Сюжеты многих своих дум Рылеев брал из «Истории государства Российского». Труд Карамзина в период с 1818 по 1821 год сделался широко известным в обществе, вызвал толки и споры, нападки и похвалы, но совершил свое главное действие — открыл русским Россию во всем величии ее истории. Для поэтов и прозаиков «История» Карамзина явилась сокровищницей сюжетов и образов (как наиболее важное в этом плане можно назвать именно думы Рылеева и, конечно, «Бориса Годунова» Пушкина). «Подвиг честного человека» — так назвал труд историка Пушкин. Позднее Белинский скажет: «История государства Российского» — творение великое, которого достоинство и важность никогда не уничтожатся… «История» Карамзина навсегда останется великим памятником в истории русской литературы». Белинский отметит огромное значение этой «Истории» для русской литературы в отношении языка, так как в ней историк «преобразовал русский язык, совлекши, его с ходуль латинской конструкции и тяжелой славянщины и приблизив к живой, естественной, разговорной русской речи». В «Истории» Карамзина — начало великой прозы классиков XIX века. Как много дал русским Карамзин своим трудом! Нельзя назвать другого произведения, так сильно подвинувшего вперед национальное самосознание русских людей.

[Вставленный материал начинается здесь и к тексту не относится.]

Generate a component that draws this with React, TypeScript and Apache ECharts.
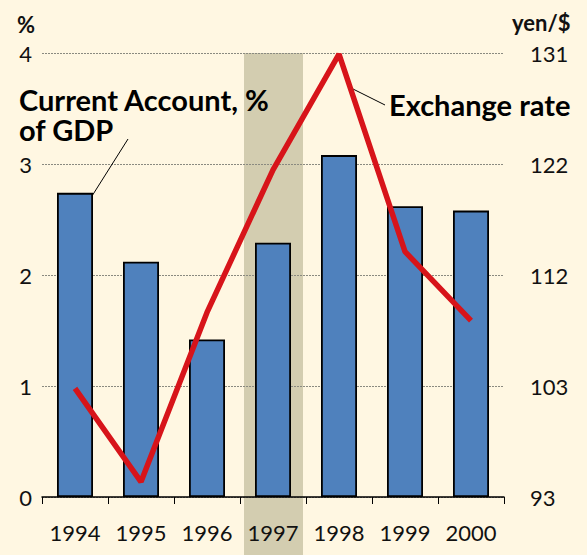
import React, { useEffect, useRef } from "react";
import * as echarts from "echarts";

const years = ["1994", "1995", "1996", "1997", "1998", "1999", "2000"];
const currentAccount = [2.74, 2.12, 1.42, 2.29, 3.08, 2.62, 2.58];
const exchangeRate = [102.3, 94.3, 108.8, 121.0, 130.9, 114.0, 108.1];
const leftTicks = { min: 0, max: 4, interval: 1 };
const rightTicks = { min: 93, max: 131, interval: 9.5 };
const shadedYear = "1997";

const FONT = "Lato, 'Open Sans', sans-serif";
const BG = "#FFF7E2";

export default function App() {
  const ref = useRef<HTMLDivElement>(null);
  useEffect(() => {
    if (!ref.current) return;
    const chart = echarts.init(ref.current, null, { renderer: "svg" });
    const H = 555;
    const option: any = {
      animation: false,
      backgroundColor: BG,
      textStyle: { fontFamily: FONT },
      grid: { left: 42, right: 83, top: 53, bottom: 58 },
      xAxis: {
        type: "category",
        data: years,
        axisLine: { lineStyle: { color: "#000", width: 1.5 } },
        axisTick: { show: true, length: 7, lineStyle: { color: "#000", width: 1 } },
        axisLabel: { color: "#111", fontSize: 22, fontFamily: FONT, margin: 24, interval: 0 },
      },
      yAxis: [
        {
          type: "value",
          min: leftTicks.min,
          max: leftTicks.max,
          interval: leftTicks.interval,
          axisLine: { show: false },
          axisTick: { show: false },
          axisLabel: { color: "#111", fontSize: 22, fontFamily: FONT, margin: 10 },
          splitLine: { lineStyle: { color: "#8a8a80", type: [2, 1], width: 1 } },
        },
        {
          type: "value",
          min: rightTicks.min,
          max: rightTicks.max,
          interval: rightTicks.interval,
          axisLine: { show: false },
          axisTick: { show: false },
          splitLine: { show: false },
          axisLabel: {
            color: "#111",
            fontSize: 22,
            fontFamily: FONT,
            margin: 26,
            formatter: (v: number) => String(Math.round(v)),
          },
        },
      ],
      series: [
        {
          type: "bar",
          data: currentAccount,
          yAxisIndex: 0,
          barWidth: 36,
          itemStyle: { color: "#4F81BD", borderColor: "#000", borderWidth: 1.8 },
          z: 2,
        },
        {
          type: "line",
          data: exchangeRate,
          yAxisIndex: 1,
          symbol: "none",
          lineStyle: { color: "#D7141A", width: 5.5 },
          z: 3,
        },
      ],
    };
    chart.setOption(option);
    const cx = chart.convertToPixel({ xAxisIndex: 0 }, shadedYear) as number;
    const yTop = chart.convertToPixel({ yAxisIndex: 0 }, leftTicks.max) as number;
    const bw = 59;
    chart.setOption({
      graphic: [
        {
          type: "rect",
          z: -10,
          silent: true,
          shape: { x: cx - bw / 2 + 0.5, y: yTop, width: bw, height: H - yTop },
          style: { fill: "#D3CDB0" },
        },
        {
          type: "text",
          left: 17,
          top: 13,
          style: { text: "%", font: `bold 22px ${FONT}`, fill: "#111" },
        },
        {
          type: "text",
          left: 512,
          top: 11,
          style: { text: "yen/$", font: `bold 22px ${FONT}`, fill: "#111" },
        },
        {
          type: "text",
          left: 19,
          top: 85,
          style: { text: "Current Account, %", font: `bold 29px ${FONT}`, fill: "#000" },
        },
        {
          type: "text",
          left: 19,
          top: 115,
          style: { text: "of GDP", font: `bold 29px ${FONT}`, fill: "#000" },
        },
        {
          type: "text",
          left: 389,
          top: 90,
          style: { text: "Exchange rate", font: `bold 29px ${FONT}`, fill: "#000" },
        },
        {
          type: "line",
          shape: { x1: 128, y1: 139, x2: 92, y2: 196 },
          style: { stroke: "#000", lineWidth: 1 },
        },
        {
          type: "line",
          shape: { x1: 353, y1: 89, x2: 385, y2: 105 },
          style: { stroke: "#000", lineWidth: 1 },
        },
      ],
    });
    return () => chart.dispose();
  }, []);
  return <div ref={ref} style={{ width: 587, height: 555, position: "absolute", left: 0, top: 0 }} />;
}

Исследователи дум Рылеева показали, что он часто как бы переводил стихами прозу Карамзина. Например, У Карамзина: «Бегство нас не спасет… волею или неволею должны мы сразиться: не посрамим отечества»; у Рылеева в думе «Святослав»:
Друзья, нас бегство не спасет!..
Нам биться волей иль неволей.
Сразимся ж, храбрые, смелей,
Не посрамим отчизны милой.
Подобная точность в следовании тексту Карамзина имела большой смысл: «История государства Российского» в глазах читателей стала как бы первоисточником (недаром Пушкин назвал Карамзина «последним летописцем»): историк-художник собрал и переработал огромную массу исторических документов, стремясь подкрепить авторитетными свидетельствами каждый факт, даже — по возможности — мельчайший. Читатели в думах узнавали там и сям текст Карамзина — Рылеев на это и рассчитывал: это увеличивало патриотическо-воспитательное действие дум.
Однако Рылеев не следовал в думах той психологической правде в отношении образа мыслей героев древности, какой старался добиться Карамзин. «Герои его дум мыслят и говорят как декабристы», — пишет один исследователь. То есть у Рылеева исторические лица, жившие в разное время, испытывают примерно одинаковые чувства и проявляют редкое единомыслие, тогда как установка Карамзина говорила, что «всякий век имеет свой особливый нравственный характер», что этот характер «никогда уже не является на земле в другой раз». Героическая личность — порождение условий и обстоятельств конкретной исторической эпохи, говорит Карамзин, считавший, что русский национальный характер развивался постепенно. Рылеев же со всей страстью доказывал, что Вадимы, Сусанины и Яковы Долгоруковы могут явиться в его современности и в будущем со всеми своими выдающимися нравственными качествами и готовностью жертвовать собой за правду, вольность, родину.